**The request**
Retype the listing below line for line, but only from the line with "Generate a Python" down to the line with "return 1 - (sy - M) / H", inclusive. Pictures stay out.

Data entries:

━━━━━━━━━━━━━━━━━━━━

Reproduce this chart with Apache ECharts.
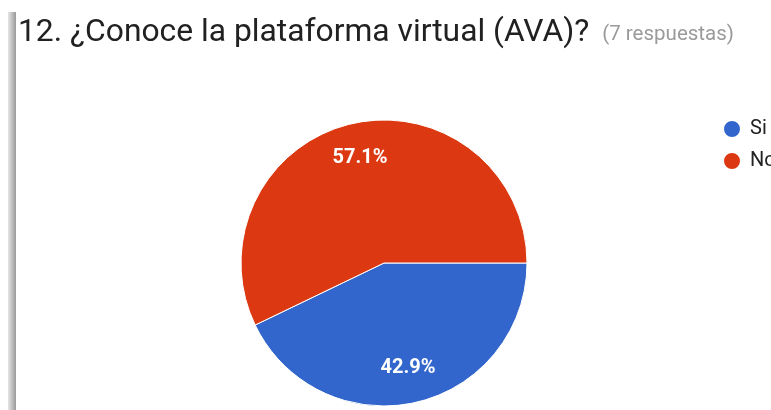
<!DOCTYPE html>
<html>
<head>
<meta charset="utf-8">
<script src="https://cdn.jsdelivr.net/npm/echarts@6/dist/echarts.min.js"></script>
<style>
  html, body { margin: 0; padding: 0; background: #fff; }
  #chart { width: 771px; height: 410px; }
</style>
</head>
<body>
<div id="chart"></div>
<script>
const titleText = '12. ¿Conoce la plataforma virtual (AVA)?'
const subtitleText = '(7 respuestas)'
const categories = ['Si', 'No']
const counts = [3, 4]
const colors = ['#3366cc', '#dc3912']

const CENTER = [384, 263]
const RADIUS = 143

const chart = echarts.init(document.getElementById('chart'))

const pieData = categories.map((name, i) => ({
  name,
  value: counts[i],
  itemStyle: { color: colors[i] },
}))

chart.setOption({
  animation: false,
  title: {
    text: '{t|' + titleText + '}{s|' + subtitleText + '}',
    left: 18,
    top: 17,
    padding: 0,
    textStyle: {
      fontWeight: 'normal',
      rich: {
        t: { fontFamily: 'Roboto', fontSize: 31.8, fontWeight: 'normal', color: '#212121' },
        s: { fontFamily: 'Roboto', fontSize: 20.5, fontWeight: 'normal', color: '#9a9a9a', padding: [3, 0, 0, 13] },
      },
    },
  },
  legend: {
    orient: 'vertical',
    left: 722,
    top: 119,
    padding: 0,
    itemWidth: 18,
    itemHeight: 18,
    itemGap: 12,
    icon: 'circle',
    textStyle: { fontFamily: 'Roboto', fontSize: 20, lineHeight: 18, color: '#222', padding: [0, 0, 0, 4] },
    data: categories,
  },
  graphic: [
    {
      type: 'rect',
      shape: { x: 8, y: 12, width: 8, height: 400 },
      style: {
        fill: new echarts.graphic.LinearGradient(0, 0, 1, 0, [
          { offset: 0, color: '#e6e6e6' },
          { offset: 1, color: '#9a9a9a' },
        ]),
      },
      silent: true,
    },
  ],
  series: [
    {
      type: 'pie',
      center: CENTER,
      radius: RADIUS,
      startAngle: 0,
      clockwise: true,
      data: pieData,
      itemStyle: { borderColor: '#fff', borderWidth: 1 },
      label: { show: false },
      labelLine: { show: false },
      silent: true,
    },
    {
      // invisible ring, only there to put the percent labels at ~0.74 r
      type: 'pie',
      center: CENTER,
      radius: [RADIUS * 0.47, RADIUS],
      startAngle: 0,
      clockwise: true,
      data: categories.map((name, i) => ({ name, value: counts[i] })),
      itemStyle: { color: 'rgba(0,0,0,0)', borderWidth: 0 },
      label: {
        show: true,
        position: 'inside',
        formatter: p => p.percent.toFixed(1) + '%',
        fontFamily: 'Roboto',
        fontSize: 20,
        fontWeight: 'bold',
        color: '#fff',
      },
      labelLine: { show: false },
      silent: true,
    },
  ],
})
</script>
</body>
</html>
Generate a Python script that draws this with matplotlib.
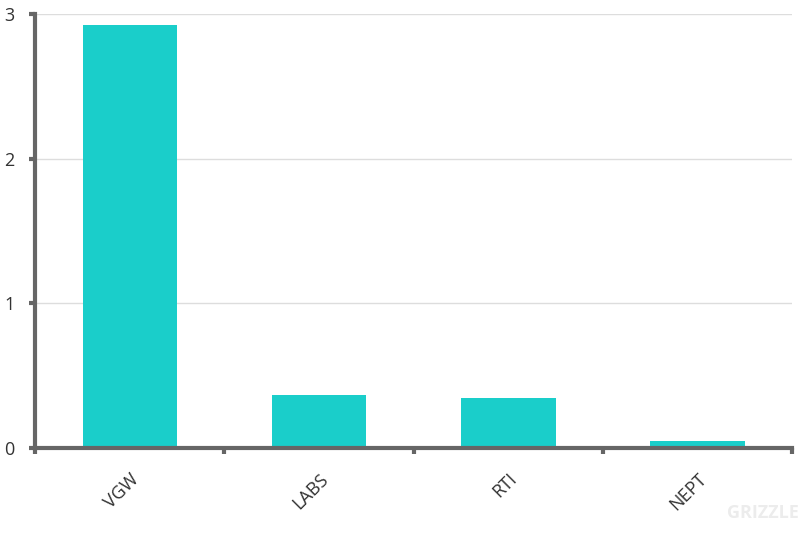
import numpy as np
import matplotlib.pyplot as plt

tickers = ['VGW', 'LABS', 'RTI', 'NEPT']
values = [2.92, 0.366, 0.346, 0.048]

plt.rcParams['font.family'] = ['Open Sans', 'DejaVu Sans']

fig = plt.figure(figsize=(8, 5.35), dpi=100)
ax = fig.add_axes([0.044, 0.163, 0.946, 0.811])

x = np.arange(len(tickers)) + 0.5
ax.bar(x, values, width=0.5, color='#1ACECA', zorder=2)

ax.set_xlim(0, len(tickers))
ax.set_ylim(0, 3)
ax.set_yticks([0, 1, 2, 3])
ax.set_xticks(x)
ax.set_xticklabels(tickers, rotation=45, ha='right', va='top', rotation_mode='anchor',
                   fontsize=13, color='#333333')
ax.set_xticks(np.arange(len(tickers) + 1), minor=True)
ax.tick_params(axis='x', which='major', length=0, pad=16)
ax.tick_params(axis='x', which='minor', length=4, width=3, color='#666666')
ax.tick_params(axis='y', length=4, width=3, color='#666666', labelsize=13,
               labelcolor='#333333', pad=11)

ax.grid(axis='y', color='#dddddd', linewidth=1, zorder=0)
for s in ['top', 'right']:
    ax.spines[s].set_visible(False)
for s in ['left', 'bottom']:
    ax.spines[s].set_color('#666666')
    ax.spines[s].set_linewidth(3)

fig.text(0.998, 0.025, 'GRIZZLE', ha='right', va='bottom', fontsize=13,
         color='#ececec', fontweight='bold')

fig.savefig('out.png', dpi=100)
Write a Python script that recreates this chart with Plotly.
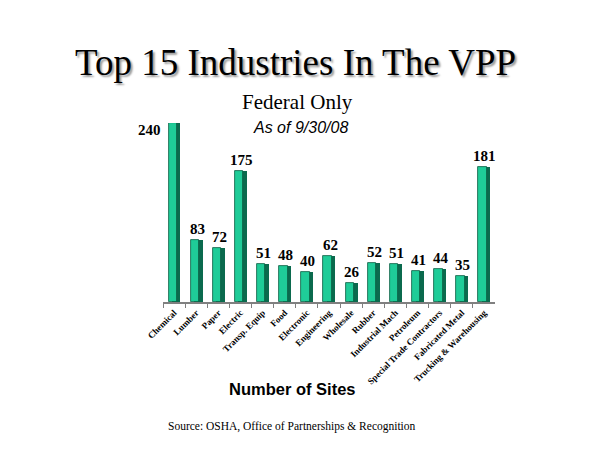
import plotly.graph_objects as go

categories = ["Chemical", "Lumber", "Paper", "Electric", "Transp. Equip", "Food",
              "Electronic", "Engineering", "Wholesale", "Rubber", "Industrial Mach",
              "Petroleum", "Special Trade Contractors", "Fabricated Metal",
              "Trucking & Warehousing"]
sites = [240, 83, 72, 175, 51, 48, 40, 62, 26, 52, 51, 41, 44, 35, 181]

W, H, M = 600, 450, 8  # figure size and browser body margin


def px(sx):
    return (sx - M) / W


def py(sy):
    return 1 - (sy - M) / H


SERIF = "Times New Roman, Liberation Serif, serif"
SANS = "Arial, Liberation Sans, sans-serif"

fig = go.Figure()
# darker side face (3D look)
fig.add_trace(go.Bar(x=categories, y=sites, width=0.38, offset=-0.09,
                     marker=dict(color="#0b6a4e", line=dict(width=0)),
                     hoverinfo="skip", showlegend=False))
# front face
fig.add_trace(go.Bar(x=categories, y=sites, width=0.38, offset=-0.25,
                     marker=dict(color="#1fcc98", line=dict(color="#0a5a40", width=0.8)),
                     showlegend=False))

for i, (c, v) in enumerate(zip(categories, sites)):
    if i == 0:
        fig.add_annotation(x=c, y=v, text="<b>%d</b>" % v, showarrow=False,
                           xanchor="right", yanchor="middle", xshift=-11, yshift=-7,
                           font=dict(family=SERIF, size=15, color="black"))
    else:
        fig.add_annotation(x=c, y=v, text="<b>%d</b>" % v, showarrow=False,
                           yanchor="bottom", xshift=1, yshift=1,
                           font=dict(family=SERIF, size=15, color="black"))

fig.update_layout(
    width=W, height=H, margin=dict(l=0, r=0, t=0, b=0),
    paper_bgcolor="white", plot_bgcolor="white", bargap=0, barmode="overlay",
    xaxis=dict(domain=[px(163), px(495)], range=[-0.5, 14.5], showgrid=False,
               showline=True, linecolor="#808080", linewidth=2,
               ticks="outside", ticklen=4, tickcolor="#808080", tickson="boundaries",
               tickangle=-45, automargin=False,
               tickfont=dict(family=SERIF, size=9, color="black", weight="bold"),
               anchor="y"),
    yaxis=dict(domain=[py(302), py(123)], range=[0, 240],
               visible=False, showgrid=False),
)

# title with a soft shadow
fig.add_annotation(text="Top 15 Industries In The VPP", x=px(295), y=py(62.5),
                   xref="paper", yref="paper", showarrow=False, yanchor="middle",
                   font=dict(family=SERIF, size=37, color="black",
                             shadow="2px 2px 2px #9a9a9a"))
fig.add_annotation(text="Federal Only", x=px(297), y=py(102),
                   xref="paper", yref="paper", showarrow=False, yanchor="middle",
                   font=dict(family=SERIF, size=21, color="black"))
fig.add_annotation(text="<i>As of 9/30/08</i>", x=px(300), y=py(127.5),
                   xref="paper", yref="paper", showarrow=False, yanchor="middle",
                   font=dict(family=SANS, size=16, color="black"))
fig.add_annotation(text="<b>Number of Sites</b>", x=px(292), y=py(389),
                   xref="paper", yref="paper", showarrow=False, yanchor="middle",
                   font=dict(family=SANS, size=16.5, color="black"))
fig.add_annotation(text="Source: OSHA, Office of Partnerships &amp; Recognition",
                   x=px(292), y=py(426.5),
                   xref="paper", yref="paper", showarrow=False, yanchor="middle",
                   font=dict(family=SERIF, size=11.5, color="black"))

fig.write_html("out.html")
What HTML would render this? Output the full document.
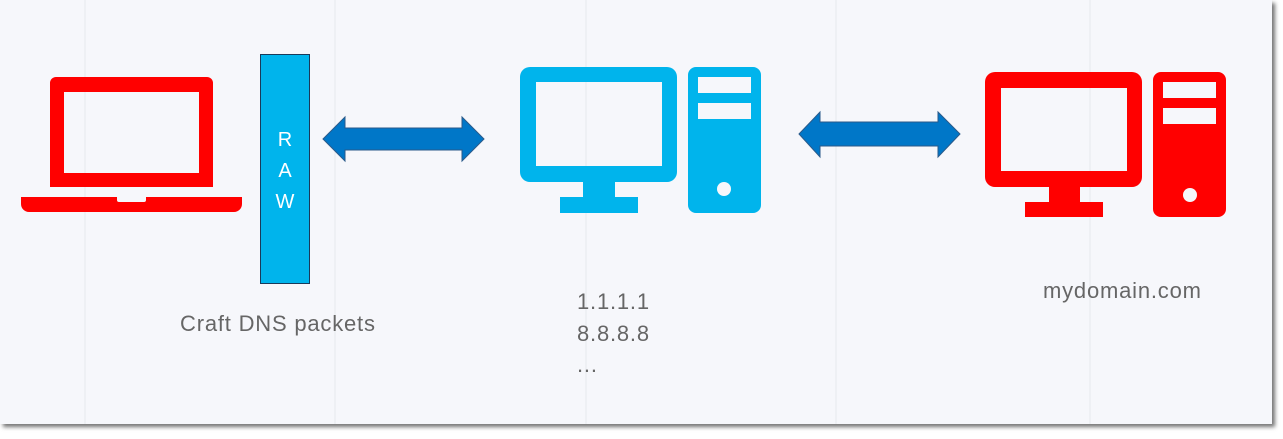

━━━━━━━━━━━━━━━━━━━━

**Result of this task**
Generate a Python script that draws this with matplotlib.
import numpy as np
import matplotlib.pyplot as plt

tickers = ['VGW', 'LABS', 'RTI', 'NEPT']
values = [2.92, 0.366, 0.346, 0.048]

plt.rcParams['font.family'] = ['Open Sans', 'DejaVu Sans']

fig = plt.figure(figsize=(8, 5.35), dpi=100)
ax = fig.add_axes([0.044, 0.163, 0.946, 0.811])

x = np.arange(len(tickers)) + 0.5
ax.bar(x, values, width=0.5, color='#1ACECA', zorder=2)

ax.set_xlim(0, len(tickers))
ax.set_ylim(0, 3)
ax.set_yticks([0, 1, 2, 3])
ax.set_xticks(x)
ax.set_xticklabels(tickers, rotation=45, ha='right', va='top', rotation_mode='anchor',
                   fontsize=13, color='#333333')
ax.set_xticks(np.arange(len(tickers) + 1), minor=True)
ax.tick_params(axis='x', which='major', length=0, pad=16)
ax.tick_params(axis='x', which='minor', length=4, width=3, color='#666666')
ax.tick_params(axis='y', length=4, width=3, color='#666666', labelsize=13,
               labelcolor='#333333', pad=11)

ax.grid(axis='y', color='#dddddd', linewidth=1, zorder=0)
for s in ['top', 'right']:
    ax.spines[s].set_visible(False)
for s in ['left', 'bottom']:
    ax.spines[s].set_color('#666666')
    ax.spines[s].set_linewidth(3)

fig.text(0.998, 0.025, 'GRIZZLE', ha='right', va='bottom', fontsize=13,
         color='#ececec', fontweight='bold')

fig.savefig('out.png', dpi=100)
Write a Python script that recreates this chart with Plotly.
import plotly.graph_objects as go

categories = ["Chemical", "Lumber", "Paper", "Electric", "Transp. Equip", "Food",
              "Electronic", "Engineering", "Wholesale", "Rubber", "Industrial Mach",
              "Petroleum", "Special Trade Contractors", "Fabricated Metal",
              "Trucking & Warehousing"]
sites = [240, 83, 72, 175, 51, 48, 40, 62, 26, 52, 51, 41, 44, 35, 181]

W, H, M = 600, 450, 8  # figure size and browser body margin


def px(sx):
    return (sx - M) / W


def py(sy):
    return 1 - (sy - M) / H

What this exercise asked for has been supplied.